* _Given exercise_:
Retype the opening lines of the data exactly, stopping after the line that contains "const bc400Err = [0, 0.13, 0.10, 0.10, 0.11, 0.13, 0.15, 0.14];". Skip every picture.

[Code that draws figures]
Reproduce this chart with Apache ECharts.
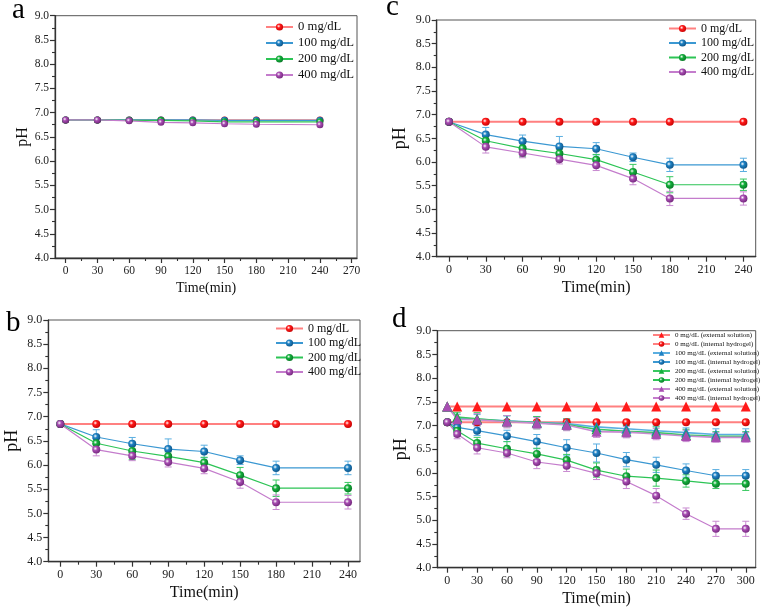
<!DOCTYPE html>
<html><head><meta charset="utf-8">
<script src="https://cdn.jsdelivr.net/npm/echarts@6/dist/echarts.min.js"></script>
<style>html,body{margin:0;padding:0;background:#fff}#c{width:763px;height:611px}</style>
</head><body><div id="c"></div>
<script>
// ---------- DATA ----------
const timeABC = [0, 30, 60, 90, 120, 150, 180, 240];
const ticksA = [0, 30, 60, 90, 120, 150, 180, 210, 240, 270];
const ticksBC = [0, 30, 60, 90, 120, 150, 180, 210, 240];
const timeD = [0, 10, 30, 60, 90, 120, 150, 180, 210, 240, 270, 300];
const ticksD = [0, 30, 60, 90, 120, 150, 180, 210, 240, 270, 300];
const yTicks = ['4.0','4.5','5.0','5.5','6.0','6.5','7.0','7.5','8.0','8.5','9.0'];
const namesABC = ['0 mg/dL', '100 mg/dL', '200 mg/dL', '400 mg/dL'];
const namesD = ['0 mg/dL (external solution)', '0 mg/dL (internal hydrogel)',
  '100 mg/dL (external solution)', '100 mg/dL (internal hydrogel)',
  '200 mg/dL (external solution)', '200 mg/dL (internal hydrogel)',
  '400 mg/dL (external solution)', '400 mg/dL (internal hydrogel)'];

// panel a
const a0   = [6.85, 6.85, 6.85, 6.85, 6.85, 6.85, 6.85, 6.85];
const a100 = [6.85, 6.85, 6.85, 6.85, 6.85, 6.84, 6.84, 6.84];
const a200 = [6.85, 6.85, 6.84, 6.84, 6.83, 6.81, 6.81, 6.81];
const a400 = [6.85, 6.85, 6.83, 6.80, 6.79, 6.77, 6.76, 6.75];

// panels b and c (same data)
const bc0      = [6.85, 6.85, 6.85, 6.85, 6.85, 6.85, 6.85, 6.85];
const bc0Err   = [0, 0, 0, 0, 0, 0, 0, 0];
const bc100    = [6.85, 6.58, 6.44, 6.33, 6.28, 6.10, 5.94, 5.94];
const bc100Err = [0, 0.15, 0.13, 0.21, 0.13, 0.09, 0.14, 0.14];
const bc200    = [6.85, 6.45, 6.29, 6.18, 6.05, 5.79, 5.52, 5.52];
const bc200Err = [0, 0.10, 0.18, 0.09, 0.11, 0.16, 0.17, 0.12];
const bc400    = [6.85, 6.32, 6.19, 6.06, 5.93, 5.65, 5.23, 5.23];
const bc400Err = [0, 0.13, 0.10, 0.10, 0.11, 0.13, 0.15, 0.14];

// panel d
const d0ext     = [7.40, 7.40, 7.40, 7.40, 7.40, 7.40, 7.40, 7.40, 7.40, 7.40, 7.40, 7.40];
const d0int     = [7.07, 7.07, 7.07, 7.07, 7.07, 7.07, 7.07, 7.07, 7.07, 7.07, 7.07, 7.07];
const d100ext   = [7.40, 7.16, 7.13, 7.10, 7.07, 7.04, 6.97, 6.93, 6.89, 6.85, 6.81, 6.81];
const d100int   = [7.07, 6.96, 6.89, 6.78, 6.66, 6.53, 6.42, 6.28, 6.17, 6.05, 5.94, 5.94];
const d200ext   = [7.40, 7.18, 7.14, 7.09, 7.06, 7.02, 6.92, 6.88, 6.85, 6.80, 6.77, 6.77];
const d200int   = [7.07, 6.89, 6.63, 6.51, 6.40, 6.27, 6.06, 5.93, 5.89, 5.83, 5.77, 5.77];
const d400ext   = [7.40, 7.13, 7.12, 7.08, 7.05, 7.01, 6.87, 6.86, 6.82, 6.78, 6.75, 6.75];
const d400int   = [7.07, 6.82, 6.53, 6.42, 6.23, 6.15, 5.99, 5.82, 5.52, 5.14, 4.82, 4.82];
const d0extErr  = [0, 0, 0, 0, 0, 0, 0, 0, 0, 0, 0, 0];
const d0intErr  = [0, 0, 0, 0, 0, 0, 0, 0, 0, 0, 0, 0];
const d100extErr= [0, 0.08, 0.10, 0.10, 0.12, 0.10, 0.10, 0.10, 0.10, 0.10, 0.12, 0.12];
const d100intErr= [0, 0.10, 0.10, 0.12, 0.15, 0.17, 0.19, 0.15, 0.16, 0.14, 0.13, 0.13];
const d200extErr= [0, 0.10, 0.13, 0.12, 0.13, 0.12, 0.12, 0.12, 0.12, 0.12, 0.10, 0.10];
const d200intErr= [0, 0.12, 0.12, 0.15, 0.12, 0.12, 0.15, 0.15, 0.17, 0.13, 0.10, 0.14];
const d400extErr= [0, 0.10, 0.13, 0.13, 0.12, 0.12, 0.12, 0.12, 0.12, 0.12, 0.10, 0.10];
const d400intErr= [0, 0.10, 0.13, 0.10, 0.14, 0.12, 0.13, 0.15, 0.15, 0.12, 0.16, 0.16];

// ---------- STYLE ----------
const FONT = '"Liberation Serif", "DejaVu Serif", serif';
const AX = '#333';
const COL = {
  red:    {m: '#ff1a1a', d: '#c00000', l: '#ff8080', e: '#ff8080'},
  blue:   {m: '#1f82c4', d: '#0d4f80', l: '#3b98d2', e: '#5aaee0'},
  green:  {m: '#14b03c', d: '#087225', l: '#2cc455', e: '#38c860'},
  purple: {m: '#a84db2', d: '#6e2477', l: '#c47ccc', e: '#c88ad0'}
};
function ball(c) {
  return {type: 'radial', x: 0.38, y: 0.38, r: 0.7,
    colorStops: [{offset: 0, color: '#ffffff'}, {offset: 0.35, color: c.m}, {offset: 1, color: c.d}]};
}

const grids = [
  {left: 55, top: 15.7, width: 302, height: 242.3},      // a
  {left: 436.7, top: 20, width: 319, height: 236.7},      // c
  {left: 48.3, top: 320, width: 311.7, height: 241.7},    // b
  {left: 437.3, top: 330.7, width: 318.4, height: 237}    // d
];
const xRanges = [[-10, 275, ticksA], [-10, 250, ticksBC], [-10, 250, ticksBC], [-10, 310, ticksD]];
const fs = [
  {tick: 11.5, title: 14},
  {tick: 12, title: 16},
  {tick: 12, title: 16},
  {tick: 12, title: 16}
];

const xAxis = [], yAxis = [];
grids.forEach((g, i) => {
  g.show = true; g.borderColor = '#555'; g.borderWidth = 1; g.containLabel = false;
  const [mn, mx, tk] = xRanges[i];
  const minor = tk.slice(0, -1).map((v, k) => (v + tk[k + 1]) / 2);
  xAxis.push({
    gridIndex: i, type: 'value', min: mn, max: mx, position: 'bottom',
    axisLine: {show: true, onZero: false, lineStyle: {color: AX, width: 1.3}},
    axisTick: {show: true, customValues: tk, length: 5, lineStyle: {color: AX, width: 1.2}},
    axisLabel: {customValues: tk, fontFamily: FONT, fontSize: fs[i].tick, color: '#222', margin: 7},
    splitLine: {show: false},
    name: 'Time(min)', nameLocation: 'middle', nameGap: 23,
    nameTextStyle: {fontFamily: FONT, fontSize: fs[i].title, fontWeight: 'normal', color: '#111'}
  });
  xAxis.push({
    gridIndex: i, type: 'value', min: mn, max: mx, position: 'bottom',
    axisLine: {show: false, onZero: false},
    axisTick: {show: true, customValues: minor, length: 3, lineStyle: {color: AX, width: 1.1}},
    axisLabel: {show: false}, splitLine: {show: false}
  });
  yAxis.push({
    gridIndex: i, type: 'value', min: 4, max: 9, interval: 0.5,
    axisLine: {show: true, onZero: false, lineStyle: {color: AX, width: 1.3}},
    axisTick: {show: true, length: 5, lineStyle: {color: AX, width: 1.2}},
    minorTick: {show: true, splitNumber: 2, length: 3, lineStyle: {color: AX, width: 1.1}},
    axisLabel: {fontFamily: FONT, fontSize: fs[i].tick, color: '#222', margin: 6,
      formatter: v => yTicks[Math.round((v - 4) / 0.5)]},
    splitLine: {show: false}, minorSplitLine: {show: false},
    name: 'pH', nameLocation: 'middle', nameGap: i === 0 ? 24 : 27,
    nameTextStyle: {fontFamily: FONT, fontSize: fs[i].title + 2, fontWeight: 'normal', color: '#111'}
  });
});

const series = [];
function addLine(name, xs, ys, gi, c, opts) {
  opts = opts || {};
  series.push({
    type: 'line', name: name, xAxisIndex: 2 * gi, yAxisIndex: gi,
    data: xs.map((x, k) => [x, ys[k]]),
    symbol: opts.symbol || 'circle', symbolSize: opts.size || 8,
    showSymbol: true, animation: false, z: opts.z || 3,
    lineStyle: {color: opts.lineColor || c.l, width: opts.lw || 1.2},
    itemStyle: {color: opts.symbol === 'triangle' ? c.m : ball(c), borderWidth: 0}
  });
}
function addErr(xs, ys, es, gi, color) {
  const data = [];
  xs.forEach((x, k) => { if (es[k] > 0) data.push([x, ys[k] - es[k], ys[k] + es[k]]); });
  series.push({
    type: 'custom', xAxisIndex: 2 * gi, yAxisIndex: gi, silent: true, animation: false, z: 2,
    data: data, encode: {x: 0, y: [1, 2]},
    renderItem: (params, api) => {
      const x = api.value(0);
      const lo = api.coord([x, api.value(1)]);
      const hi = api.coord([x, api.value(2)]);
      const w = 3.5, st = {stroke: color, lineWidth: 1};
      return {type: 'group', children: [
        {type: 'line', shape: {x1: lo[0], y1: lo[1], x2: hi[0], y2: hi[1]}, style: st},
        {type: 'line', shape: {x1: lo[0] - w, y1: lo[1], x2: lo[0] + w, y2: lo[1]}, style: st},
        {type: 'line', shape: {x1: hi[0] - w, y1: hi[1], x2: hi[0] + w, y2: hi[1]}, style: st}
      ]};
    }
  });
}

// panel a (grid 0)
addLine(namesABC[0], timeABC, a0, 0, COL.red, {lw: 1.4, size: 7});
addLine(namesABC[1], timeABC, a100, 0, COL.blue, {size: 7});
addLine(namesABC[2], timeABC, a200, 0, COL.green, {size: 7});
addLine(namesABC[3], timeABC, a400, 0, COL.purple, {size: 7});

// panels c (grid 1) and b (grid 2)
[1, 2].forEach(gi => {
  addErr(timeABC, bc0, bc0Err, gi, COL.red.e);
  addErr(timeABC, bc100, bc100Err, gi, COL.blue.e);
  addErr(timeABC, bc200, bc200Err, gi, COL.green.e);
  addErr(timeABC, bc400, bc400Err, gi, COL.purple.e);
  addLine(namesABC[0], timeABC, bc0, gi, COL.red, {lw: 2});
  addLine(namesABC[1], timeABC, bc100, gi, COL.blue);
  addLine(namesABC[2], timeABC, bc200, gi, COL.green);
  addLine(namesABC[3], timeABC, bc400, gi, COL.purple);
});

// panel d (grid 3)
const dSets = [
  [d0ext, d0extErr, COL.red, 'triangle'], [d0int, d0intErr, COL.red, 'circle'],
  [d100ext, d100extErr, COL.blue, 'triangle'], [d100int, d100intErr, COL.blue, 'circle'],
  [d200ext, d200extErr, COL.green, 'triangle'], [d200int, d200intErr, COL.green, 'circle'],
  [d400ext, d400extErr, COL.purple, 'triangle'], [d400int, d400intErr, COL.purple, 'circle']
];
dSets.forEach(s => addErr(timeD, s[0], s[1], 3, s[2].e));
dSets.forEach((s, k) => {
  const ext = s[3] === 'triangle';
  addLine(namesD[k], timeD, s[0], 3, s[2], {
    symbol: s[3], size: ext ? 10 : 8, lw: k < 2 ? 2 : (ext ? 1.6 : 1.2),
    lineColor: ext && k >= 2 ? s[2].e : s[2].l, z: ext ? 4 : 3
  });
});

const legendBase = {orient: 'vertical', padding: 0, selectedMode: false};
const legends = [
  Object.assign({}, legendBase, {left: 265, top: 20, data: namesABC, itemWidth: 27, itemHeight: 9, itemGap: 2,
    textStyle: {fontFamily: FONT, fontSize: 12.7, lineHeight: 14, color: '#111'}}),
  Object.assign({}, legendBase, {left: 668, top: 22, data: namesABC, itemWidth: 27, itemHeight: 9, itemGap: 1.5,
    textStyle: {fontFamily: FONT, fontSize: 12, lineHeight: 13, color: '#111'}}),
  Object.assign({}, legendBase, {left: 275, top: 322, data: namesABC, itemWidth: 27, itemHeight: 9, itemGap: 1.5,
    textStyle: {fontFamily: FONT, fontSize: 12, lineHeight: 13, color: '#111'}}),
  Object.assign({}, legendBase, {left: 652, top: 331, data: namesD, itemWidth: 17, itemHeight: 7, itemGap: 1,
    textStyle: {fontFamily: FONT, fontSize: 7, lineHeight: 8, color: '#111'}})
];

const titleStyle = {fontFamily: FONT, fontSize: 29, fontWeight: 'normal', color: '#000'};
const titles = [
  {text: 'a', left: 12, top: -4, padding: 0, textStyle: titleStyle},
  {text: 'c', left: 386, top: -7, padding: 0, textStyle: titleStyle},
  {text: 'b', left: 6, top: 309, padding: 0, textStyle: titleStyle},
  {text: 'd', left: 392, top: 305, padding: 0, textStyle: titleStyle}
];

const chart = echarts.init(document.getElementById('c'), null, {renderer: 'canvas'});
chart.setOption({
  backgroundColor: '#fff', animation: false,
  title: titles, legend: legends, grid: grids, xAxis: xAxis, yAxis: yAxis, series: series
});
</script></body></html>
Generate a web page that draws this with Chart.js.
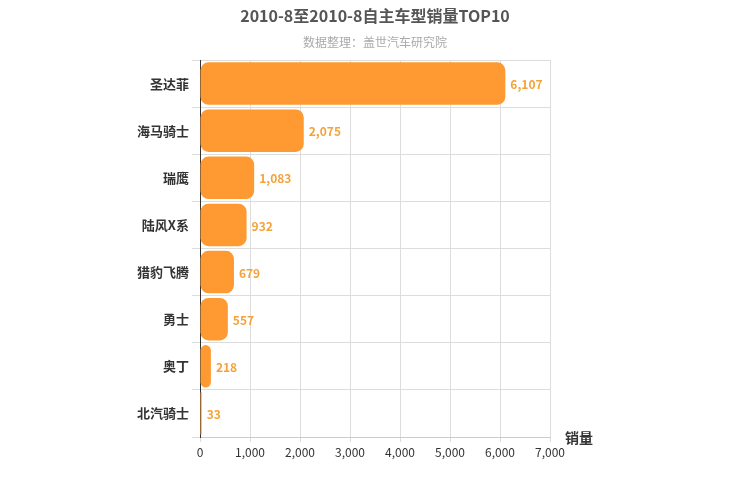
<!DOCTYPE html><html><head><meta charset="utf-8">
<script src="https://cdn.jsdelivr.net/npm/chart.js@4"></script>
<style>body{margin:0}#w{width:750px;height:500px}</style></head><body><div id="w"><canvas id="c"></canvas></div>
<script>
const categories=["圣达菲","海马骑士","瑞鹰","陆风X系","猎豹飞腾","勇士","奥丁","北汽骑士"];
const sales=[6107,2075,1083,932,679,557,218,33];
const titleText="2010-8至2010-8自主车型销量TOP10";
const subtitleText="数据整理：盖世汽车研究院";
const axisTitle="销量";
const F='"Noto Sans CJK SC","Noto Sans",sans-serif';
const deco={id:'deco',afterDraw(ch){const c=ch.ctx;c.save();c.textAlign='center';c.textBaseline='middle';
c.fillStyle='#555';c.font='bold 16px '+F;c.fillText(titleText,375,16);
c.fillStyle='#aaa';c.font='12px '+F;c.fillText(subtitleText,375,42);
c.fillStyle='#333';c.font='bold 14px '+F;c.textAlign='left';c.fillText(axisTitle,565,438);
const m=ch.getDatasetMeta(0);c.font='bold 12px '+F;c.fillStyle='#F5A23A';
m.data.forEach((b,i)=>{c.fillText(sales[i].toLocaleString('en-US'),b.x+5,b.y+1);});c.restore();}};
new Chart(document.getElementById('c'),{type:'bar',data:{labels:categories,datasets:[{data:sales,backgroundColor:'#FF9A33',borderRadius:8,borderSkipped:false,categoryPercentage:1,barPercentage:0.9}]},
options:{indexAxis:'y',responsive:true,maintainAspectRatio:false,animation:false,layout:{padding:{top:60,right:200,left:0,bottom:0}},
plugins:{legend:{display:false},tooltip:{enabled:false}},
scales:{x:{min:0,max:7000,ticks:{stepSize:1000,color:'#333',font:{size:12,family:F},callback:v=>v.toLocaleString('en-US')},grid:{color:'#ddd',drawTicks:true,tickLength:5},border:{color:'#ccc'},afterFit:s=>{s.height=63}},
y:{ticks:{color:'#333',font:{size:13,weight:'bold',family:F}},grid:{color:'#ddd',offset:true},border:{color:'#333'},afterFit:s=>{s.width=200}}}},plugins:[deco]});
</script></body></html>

* _Written answer_:
Reproduce this chart with Apache ECharts.
<!DOCTYPE html>
<html><head><meta charset="utf-8">
<script src="https://cdn.jsdelivr.net/npm/echarts@6/dist/echarts.min.js"></script>
<style>html,body{margin:0;padding:0;background:#fff}#c{width:763px;height:611px}</style>
</head><body><div id="c"></div>
<script>
// ---------- DATA ----------
const timeABC = [0, 30, 60, 90, 120, 150, 180, 240];
const ticksA = [0, 30, 60, 90, 120, 150, 180, 210, 240, 270];
const ticksBC = [0, 30, 60, 90, 120, 150, 180, 210, 240];
const timeD = [0, 10, 30, 60, 90, 120, 150, 180, 210, 240, 270, 300];
const ticksD = [0, 30, 60, 90, 120, 150, 180, 210, 240, 270, 300];
const yTicks = ['4.0','4.5','5.0','5.5','6.0','6.5','7.0','7.5','8.0','8.5','9.0'];
const namesABC = ['0 mg/dL', '100 mg/dL', '200 mg/dL', '400 mg/dL'];
const namesD = ['0 mg/dL (external solution)', '0 mg/dL (internal hydrogel)',
  '100 mg/dL (external solution)', '100 mg/dL (internal hydrogel)',
  '200 mg/dL (external solution)', '200 mg/dL (internal hydrogel)',
  '400 mg/dL (external solution)', '400 mg/dL (internal hydrogel)'];

// panel a
const a0   = [6.85, 6.85, 6.85, 6.85, 6.85, 6.85, 6.85, 6.85];
const a100 = [6.85, 6.85, 6.85, 6.85, 6.85, 6.84, 6.84, 6.84];
const a200 = [6.85, 6.85, 6.84, 6.84, 6.83, 6.81, 6.81, 6.81];
const a400 = [6.85, 6.85, 6.83, 6.80, 6.79, 6.77, 6.76, 6.75];

// panels b and c (same data)
const bc0      = [6.85, 6.85, 6.85, 6.85, 6.85, 6.85, 6.85, 6.85];
const bc0Err   = [0, 0, 0, 0, 0, 0, 0, 0];
const bc100    = [6.85, 6.58, 6.44, 6.33, 6.28, 6.10, 5.94, 5.94];
const bc100Err = [0, 0.15, 0.13, 0.21, 0.13, 0.09, 0.14, 0.14];
const bc200    = [6.85, 6.45, 6.29, 6.18, 6.05, 5.79, 5.52, 5.52];
const bc200Err = [0, 0.10, 0.18, 0.09, 0.11, 0.16, 0.17, 0.12];
const bc400    = [6.85, 6.32, 6.19, 6.06, 5.93, 5.65, 5.23, 5.23];
const bc400Err = [0, 0.13, 0.10, 0.10, 0.11, 0.13, 0.15, 0.14];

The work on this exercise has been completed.